Bicycling Magazine's 2010 rankings for bike-friendly cities ranked Long Beach a respectable 23rd, but that doesn't satisfy them. In fact, their goal is to ultimately make Long Beach "The Most Bicycle Friendly City in America," a bold statement that adorns the art at City Hall (photo by Greg Page/Page One Studio).
With a bike-friendly mayor and big support from the city council, their plans are ambitious. But most importantly they are think big and thinking fast. A couplet of physically protected cycletracks, sharrows with unique green striping, Southern California's first bicycle boulevard, and hundreds of additional bike racks are just a few of the items already in the ground or coming very shortly.
This video doesn't even touch upon their comprehensive education program in place for students, police, and transit operators. Ahhhh, well - I guess we'll just have to go back and cover that on another trip (and then go sit on the beach.)
Charlie Gandy: [0:02] I'm Charlie Gandy.

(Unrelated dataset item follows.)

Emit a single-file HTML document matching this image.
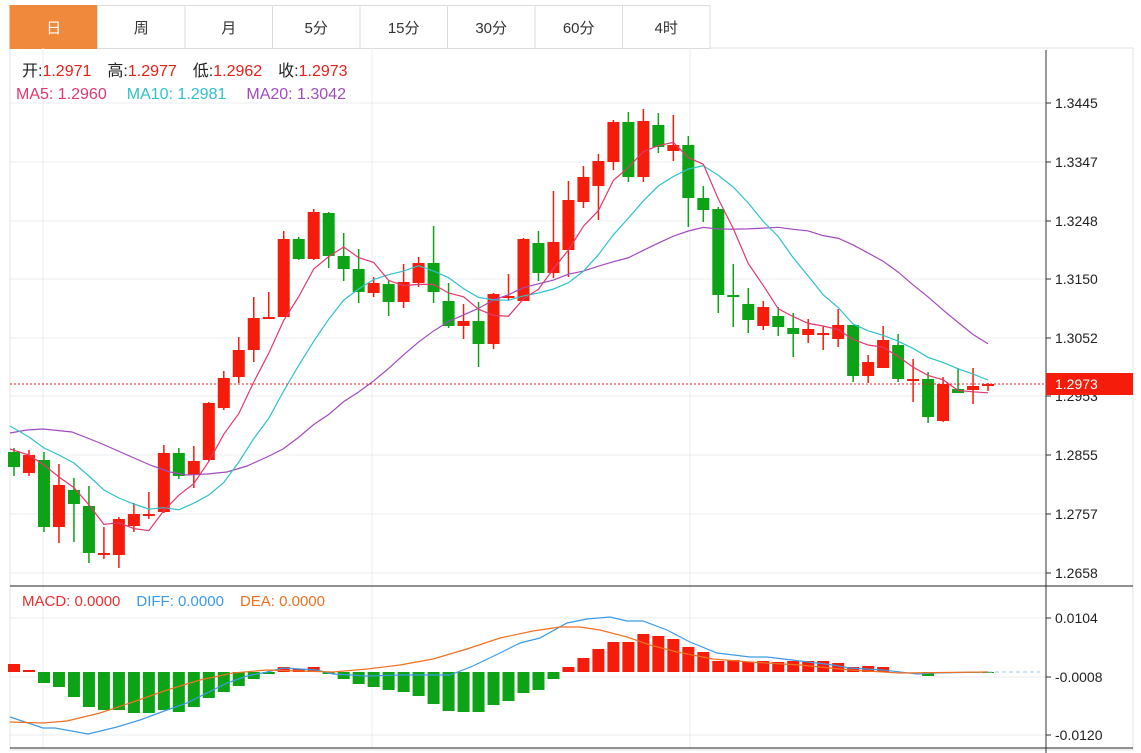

I'm the Mobility Coordinator for the City of Long Beach. Long Beach, as you may not know, is just south of Los Angeles in Southern California. It's an incredibly beautiful beach town. [0:12] About three years ago citizens elected a bunch of bicyclists to the City Council. They didn't all run on a bicycle agenda, but they have run on bicycle friendly agendas. And now that the bicyclists have representation on the City Council, they gave direction to the city staff and said, "We want to make this a great bike city." The vision of becoming the most bike friendly city in America has become a catalytic, a bold statement that has caused a number of things to occur.
[0:37] Businesses look at Long Beach differently. Residents and people looking to move here, looking at Long Beach differently. And then, artists, such as Patrick Vogel, who said, "I'm an artist and what I can contribute to this is to help visualize what that beautiful bike friendly could be."

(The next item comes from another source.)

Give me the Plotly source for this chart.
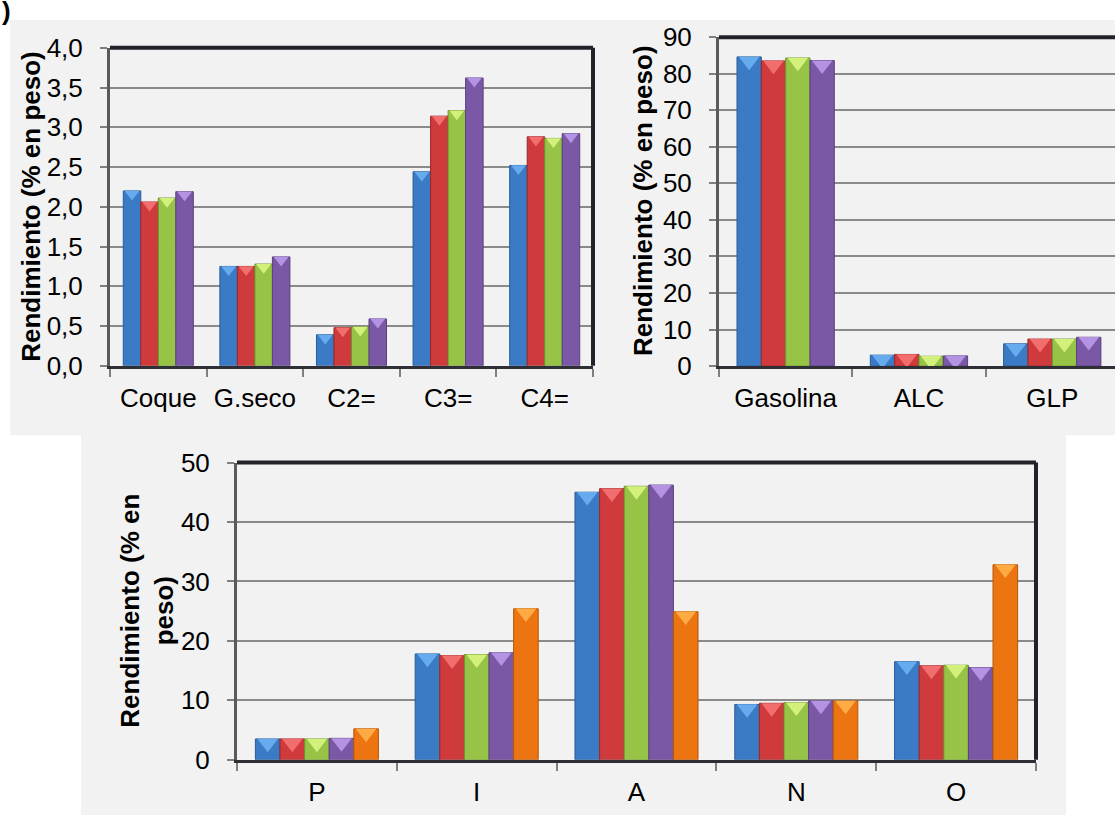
import plotly.graph_objects as go

# ---- data -------------------------------------------------------------
cats_gas = ["Coque", "G.seco", "C2=", "C3=", "C4="]
gas_s1 = [2.20, 1.25, 0.39, 2.44, 2.52]
gas_s2 = [2.06, 1.25, 0.48, 3.14, 2.88]
gas_s3 = [2.11, 1.28, 0.49, 3.21, 2.86]
gas_s4 = [2.19, 1.37, 0.59, 3.62, 2.92]

cats_liq = ["Gasolina", "ALC", "GLP"]
liq_s1 = [84.6, 3.0, 6.1]
liq_s2 = [83.5, 3.2, 7.4]
liq_s3 = [84.3, 2.7, 7.4]
liq_s4 = [83.6, 2.8, 7.9]

cats_piona = ["P", "I", "A", "N", "O"]
piona_s1 = [3.5, 17.8, 45.0, 9.3, 16.5]
piona_s2 = [3.5, 17.5, 45.6, 9.5, 15.8]
piona_s3 = [3.5, 17.7, 46.0, 9.6, 15.9]
piona_s4 = [3.6, 18.0, 46.2, 9.9, 15.5]
piona_s5 = [5.2, 25.4, 24.9, 9.9, 32.8]

# ---- style ------------------------------------------------------------
W, H = 1115, 830
FONT = "Liberation Sans, Arial, sans-serif"
FILL = ["#3b7bc6", "#cf3b3c", "#97c346", "#7b58a6", "#ec7512"]
EDGE = ["#2a5b95", "#9b2829", "#6c9330", "#59407f", "#b55608"]
CAP = ["#67abef", "#f26d6d", "#d3f07c", "#b492e4", "#ffab45"]
PANEL = "#f2f2f2"


def fx(p):
    return p / W


def fy(p):
    return 1 - p / H


fig = go.Figure()


def add_group(series, cats, xa, ya, frac, cap_size, cap_drop):
    n = len(series)
    w = frac / n
    xs = list(range(len(cats)))
    for j, vals in enumerate(series):
        off = -frac / 2 + j * w
        fig.add_trace(go.Bar(
            x=xs, y=vals, width=w, offset=off,
            marker=dict(color=FILL[j], line=dict(color=EDGE[j], width=1)),
            xaxis=xa, yaxis=ya, showlegend=False, hoverinfo="skip",
        ))
        # bevelled cap on top of each column
        fig.add_trace(go.Scatter(
            x=[x + off + w / 2 for x in xs],
            y=[v - cap_drop for v in vals],
            mode="markers",
            marker=dict(symbol="triangle-down", size=cap_size, color=CAP[j],
                        line=dict(width=0)),
            xaxis=xa, yaxis=ya, showlegend=False, hoverinfo="skip",
        ))


add_group([gas_s1, gas_s2, gas_s3, gas_s4], cats_gas, "x", "y", 0.725, 13, 3.2 / 82.5)
add_group([liq_s1, liq_s2, liq_s3, liq_s4], cats_liq, "x2", "y2", 0.73, 18, 4.5 / 3.78)
add_group([piona_s1, piona_s2, piona_s3, piona_s4, piona_s5], cats_piona, "x3", "y3",
          0.77, 18, 4.5 / 6.17)


def xaxis_cfg(cats, dom, rng):
    n = len(cats)
    return dict(
        domain=dom, range=rng, tickvals=list(range(n)), ticktext=cats,
        ticks="", showgrid=False, zeroline=False,
        showline=True, linecolor="#2e2e36", linewidth=3,
        tickfont=dict(family=FONT, size=26, color="#000"),
        ticklabelstandoff=7,
        minor=dict(tickvals=[k - 0.5 for k in range(n + 1)], ticks="outside",
                   ticklen=8, tickcolor="#7f7f7f", tickwidth=1.5, showgrid=False),
        fixedrange=True,
    )


def yaxis_cfg(dom, top, dt, fmt, anchor):
    return dict(
        domain=dom, range=[0, top], dtick=dt, tickformat=fmt, anchor=anchor,
        ticks="outside", ticklen=7, tickcolor="#7f7f7f", tickwidth=1.5,
        showgrid=True, gridcolor="#8a8a8a", gridwidth=1.5, zeroline=False,
        showline=True, linecolor="#5a5a5a", linewidth=3,
        tickfont=dict(family=FONT, size=26, color="#000"),
        ticklabelstandoff=12, fixedrange=True,
    )


fig.update_layout(
    width=W, height=H, margin=dict(l=0, r=0, t=0, b=0),
    paper_bgcolor="white", plot_bgcolor="rgba(0,0,0,0)",
    separators=",.", barmode="overlay", showlegend=False,
    xaxis=xaxis_cfg(cats_gas, [fx(110), fx(593)], [-0.5, 4.5]) | dict(anchor="y"),
    yaxis=yaxis_cfg([fy(364), fy(34)], 4, 0.5, ".1f", "x"),
    xaxis2=xaxis_cfg(cats_liq, [fx(719), 1.0], [-0.5, -0.5 + 396 / 133.3]) | dict(anchor="y2"),
    yaxis2=yaxis_cfg([fy(364.3), fy(23)], 90, 10, "d", "x2"),
    xaxis3=xaxis_cfg(cats_piona, [fx(237), fx(1036)], [-0.5, 4.5]) | dict(anchor="y3"),
    yaxis3=yaxis_cfg([fy(772.7), fy(464.3)], 50, 10, "d", "x3"),
)

shapes = [
    # panel backgrounds
    dict(type="rect", xref="paper", yref="paper", x0=fx(10), x1=1, y0=fy(436), y1=fy(5),
         fillcolor=PANEL, line=dict(width=0), layer="below"),
    dict(type="rect", xref="paper", yref="paper", x0=fx(81), x1=fx(1066), y0=0, y1=fy(436),
         fillcolor=PANEL, line=dict(width=0), layer="below"),
]
# dark frame along the top and right of each plot area
for xr, yr, right in [("x", "y", True), ("x2", "y2", False), ("x3", "y3", True)]:
    shapes.append(dict(type="line", xref=f"{xr} domain", yref=f"{yr} domain",
                       x0=0, x1=1, y0=1, y1=1, line=dict(color="#22222a", width=4)))
    if right:
        shapes.append(dict(type="line", xref=f"{xr} domain", yref=f"{yr} domain",
                           x0=1, x1=1, y0=0, y1=1, line=dict(color="#22222a", width=4)))
fig.update_layout(shapes=shapes)

ann_font = dict(family=FONT, size=26, color="#000")
fig.update_layout(annotations=[
    dict(text="<b>Rendimiento (% en peso)</b>", textangle=-90, x=fx(31), y=fy(199),
         xref="paper", yref="paper", showarrow=False, font=ann_font,
         xanchor="center", yanchor="middle"),
    dict(text="<b>Rendimiento (% en peso)</b>", textangle=-90, x=fx(643), y=fy(193),
         xref="paper", yref="paper", showarrow=False, font=ann_font,
         xanchor="center", yanchor="middle"),
    dict(text="<b>Rendimiento (% en<br>peso)</b>", textangle=-90, x=fx(147), y=fy(618),
         xref="paper", yref="paper", showarrow=False, font=ann_font,
         xanchor="center", yanchor="middle"),
    dict(text="<b>)</b>", x=fx(6), y=fy(-4), xref="paper", yref="paper",
         showarrow=False, font=ann_font, xanchor="center", yanchor="middle"),
])

fig.write_html("out.html")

Man 1: [0:53] We have all kinds of infrastructure that's just coming online that people are starting to enjoy. So, we're seeing a really big upsurge in people commuting by bike. We have been in business since 1996. You can come here and park your bike for free during our business hours from seven in the morning until six at night. Rentals are up. Repairs are up.
Woman 1: [1:12] A lot of people right now in this time with the economy the way it is don't have cars. People are biking it instead. Long Beach seems to be making improvements to safe riding. They're putting in a bike lane here. They've put in bike lanes over on First Street.
Charlie: [1:26] In the next three months we'll be installing the protected bike facilities on Third and Broadway through Downtown Long Beach. We fully expect this to be a transformational experience for those that live in Long Beach. We fully expect it to have the same sort of safety record that Eighth and Ninth Street have achieved in New York City. We've reallocated the space in the street to accommodate those that live here, that work here, that buy things here versus privileging those that would just drive through here fast. [1:54] We used to have a sidewalk where the curb went right through here. We extended it all the way out so we still have two through car travel lanes here, but we shortened the distance for pedestrians by about 50 percent.
Man 2: [2:05] I love it, not just for my business but for the neighborhood. It just brings more foot traffic to there. It's a very little investment, and we keep it up. We clean the sidewalk. We put patio furniture and activate it.
Charlie: [2:19] Parking space is going to be the first conversion that we make, a bike corral in Downtown Long Beach because we buy into the notion that we can put somewhere between eight to 12 customers by bike in a stall such as this versus one car customer.
Man 3: [2:35] Having bikes around here is basically what people take down here, and we are a bike shop so they should have some type of parking for them.
Man 4: [2:42] Bike riders are great. I love them. They're just cool people, and they need a place to lock their bikes.
Charlie: [2:49] So, what we've done also is install, embed in the street, bollards so that with a simple key we can pull that up and close off this street. Because on a regular basis we have art shows, festivals, farmers markets, and then we have parties. Last June we painted this green stripe. It's a six foot wide green "share a lane" with the silhouettes. All this is doing is articulating existing law that are about the space in the street where cyclists are safely riding. [3:18] They're not in the door zone, when this door opens they get hit, and they're not on the sidewalk. And at the same time we've told motorists not only do bicyclists exist here but we invite them here because they're customers and because they're residents and because they're carrying on an active, healthy lifestyle.
[3:33] Man 5:We're starting to see a rise in simple odd things that we never sold before, lanyards that hold laptops so people can take them to their place of business, wherever they're working. We never sold those before, many more bicyclists and all the parking spots that Long Beach has done.
Charlie: [3:50] We're riding on what's going to become the Vista Bike Boulevard. In two months we will have installed seven traffic circles along this route, a diverter up here, some decorative street signs celebrating this as a bike boulevard, the first one in Southern California. When we first started this, we engineered five traffic circles along here, but people were so happy to see us dealing with traffic issues that we expanded to seven. [4:16] The activities, the innovations that we're doing in Long Beach are on a broader stage. Our proximity to Los Angeles has us in conversation with them about what's possible in Southern California in this car oriented culture that's looking to do something else.